Nonlinear fast magnetoacoustic wave propagation in the neighbourhood of a 2D magnetic X-point: oscillatory reconnection

Abstract

This paper extends the models of Craig & McClymont (1991) and McLaughlin & Hood (2004) to include finite $\beta$ and nonlinear effects. We investigate the nature of nonlinear fast magnetoacoustic waves about a 2D magnetic X-point. We solve the compressible and resistive MHD equations using a Lagrangian remap, shock capturing code (Arber et al. 2001) and consider an initial condition in $ {\bf{v}}\times{\bf{B}} \cdot {\hat{\bf{z}}}$ (a natural variable of the system). We observe the formation of both fast and slow oblique magnetic shocks.
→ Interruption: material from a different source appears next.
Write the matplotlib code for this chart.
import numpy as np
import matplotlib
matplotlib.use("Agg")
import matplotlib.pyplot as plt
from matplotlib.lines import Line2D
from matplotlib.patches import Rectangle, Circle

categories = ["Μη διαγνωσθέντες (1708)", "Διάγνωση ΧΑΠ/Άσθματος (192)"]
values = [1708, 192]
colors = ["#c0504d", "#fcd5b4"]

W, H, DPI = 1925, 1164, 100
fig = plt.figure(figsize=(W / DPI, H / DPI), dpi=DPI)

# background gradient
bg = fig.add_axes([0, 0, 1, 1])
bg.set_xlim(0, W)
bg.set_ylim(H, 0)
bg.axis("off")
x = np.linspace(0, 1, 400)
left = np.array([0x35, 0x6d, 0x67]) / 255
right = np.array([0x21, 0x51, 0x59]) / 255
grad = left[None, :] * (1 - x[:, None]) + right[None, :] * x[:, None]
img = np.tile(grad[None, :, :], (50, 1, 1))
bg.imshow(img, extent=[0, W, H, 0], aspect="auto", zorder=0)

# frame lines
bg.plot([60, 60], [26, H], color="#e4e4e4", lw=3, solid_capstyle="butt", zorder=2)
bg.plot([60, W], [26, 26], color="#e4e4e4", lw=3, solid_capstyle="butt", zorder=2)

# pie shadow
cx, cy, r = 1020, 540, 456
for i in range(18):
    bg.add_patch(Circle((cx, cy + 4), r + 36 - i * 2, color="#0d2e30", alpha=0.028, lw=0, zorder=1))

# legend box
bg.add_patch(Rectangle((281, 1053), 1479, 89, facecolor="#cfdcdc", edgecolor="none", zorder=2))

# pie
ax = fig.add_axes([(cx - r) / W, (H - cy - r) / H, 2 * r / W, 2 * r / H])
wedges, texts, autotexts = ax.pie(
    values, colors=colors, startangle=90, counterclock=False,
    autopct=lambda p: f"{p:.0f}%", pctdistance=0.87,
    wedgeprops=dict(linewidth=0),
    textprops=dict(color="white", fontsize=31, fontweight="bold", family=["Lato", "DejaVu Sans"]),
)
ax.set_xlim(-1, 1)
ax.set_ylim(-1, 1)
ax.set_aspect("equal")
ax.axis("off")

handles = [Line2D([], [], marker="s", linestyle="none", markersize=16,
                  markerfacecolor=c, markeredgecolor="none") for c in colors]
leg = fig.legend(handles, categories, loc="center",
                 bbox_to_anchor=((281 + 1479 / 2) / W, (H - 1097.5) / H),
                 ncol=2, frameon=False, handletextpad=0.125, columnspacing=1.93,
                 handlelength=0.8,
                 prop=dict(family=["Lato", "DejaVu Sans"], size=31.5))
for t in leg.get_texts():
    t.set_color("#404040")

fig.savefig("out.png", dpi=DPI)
The nonlinear wave deforms the X-point into a 'cusp-like' point which in turn collapses to a current sheet. The system then evolves through a series of horizontal and vertical current sheets, with associated changes in connectivity, i.e. the system exhibits oscillatory reconnection. Our final state is non-potential (but in force balance) due to asymmetric heating from the shocks. Larger amplitudes in our initial condition correspond to larger values of the final current density left in the system. The inclusion of nonlinear terms introduces several new features to the system that were absent from the linear regime.